The US-led Trans-Pacific Partnership (TPP) trade pact — which Taiwan is hoping to join — is under threat, as it faces increasing opposition in the US Congress.
About 60 Republicans in the US House of Representatives this week announced they might join their Democratic counterparts in opposing a bill that would give US President Barack Obama “fast track” authority to seal the deal with 11 other Pacific countries.
Fast track would let Congress approve or reject the trade deal without amendments.
Most Democrats are against the bill and with even limited Republican help may be able to stop it.
According to the Wall Street Journal, the force suddenly driving Republicans against the bill is a “deep distrust of Obama as an international negotiator.”
The newspaper said that Republican suspicion took center stage this month in public challenges to Obama’s nuclear negotiations with Iran.
“The president’s foreign policy, in my view, has been one continuous misstep after another, so why should we trust him to do a fast-track policy on something that’s so important with so many nations?” Republican Representative Steve Russell said.
This comes as negotiations to launch the TPP are entering their final stages.
Heavy lobbying is now under way by the Republican leadership to bring all party members back into line and support the TPP, while the White House is busy fighting for at least some Democratic votes for the trade pact.
Taiwan hopes to join the pact in a second round of talks to expand the deal later this year.
“The negotiation’s failure would have devastating consequences for US leadership, for the deepening of key partnerships in strategic regions, for the promotion of market reforms in emerging economies and for the future of the trade agenda,” said Mireya Solis, senior fellow in East Asia Policy Studies at the Brookings Institution.
The window of opportunity to cinch a TPP deal is closing fast, Solis said.
She said that passage of the fast track authority — also known as the trade promotion authority (TPA) — is “essential” as a political device to give complex trade agreements a chance at successful negotiation and ratification.
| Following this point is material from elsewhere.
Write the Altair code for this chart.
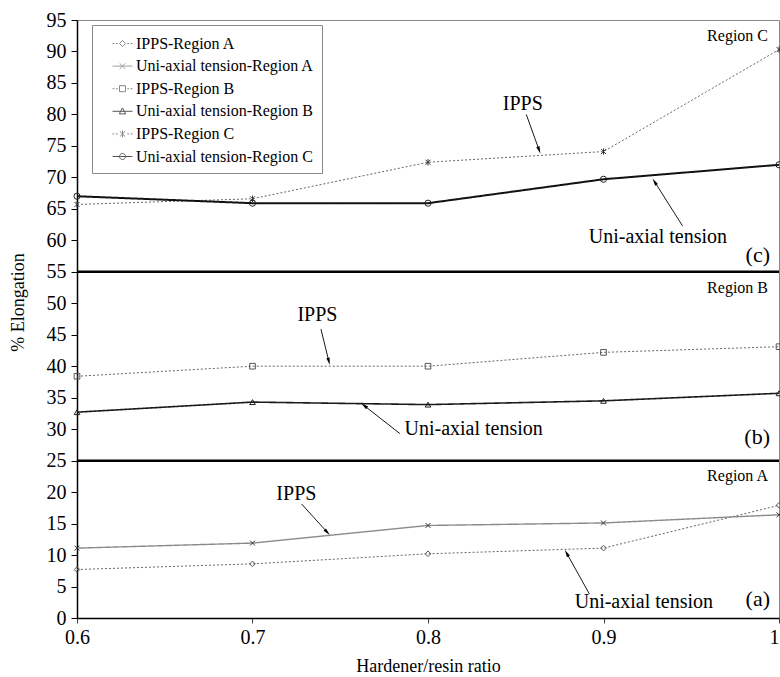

“First and foremost, we need to pass TPA in the Congress,” Solis said.
“Every week that goes by without movement on TPA reduces the prospect that trade policy could be the one area immune to the dysfunctional political climate in Washington,” she said.
“Quite simply, without TPA, there is no TPP,” Solis said.
Representative to the US Shen Lyu-shun (沈呂巡) recently said that TPP membership was “a must” for the next stage of Taiwan’s national development.
The 12 countries currently involved in negotiations account for about 40 percent of global economic output and more than one-third of world trade.
Shen says that joining the pact is “vital” for Taiwan to keep up with increasingly tough competition, particularly from South Korea.
TPP would give the US leverage in the decade ahead as it begins negotiations with second-round entrants, said Patrick Cronin, senior director of the Asia-Pacific security program at the Center for a New American Security.
“This could be a major tool for engaging China, given that our clear objective is to integrate a rising China not to contain it,” he said.
“It also gives us a potential tool for managing Taiwan, whose growing dependence on the mainland is leaving it little international space for avoiding coercion,” Cronin said.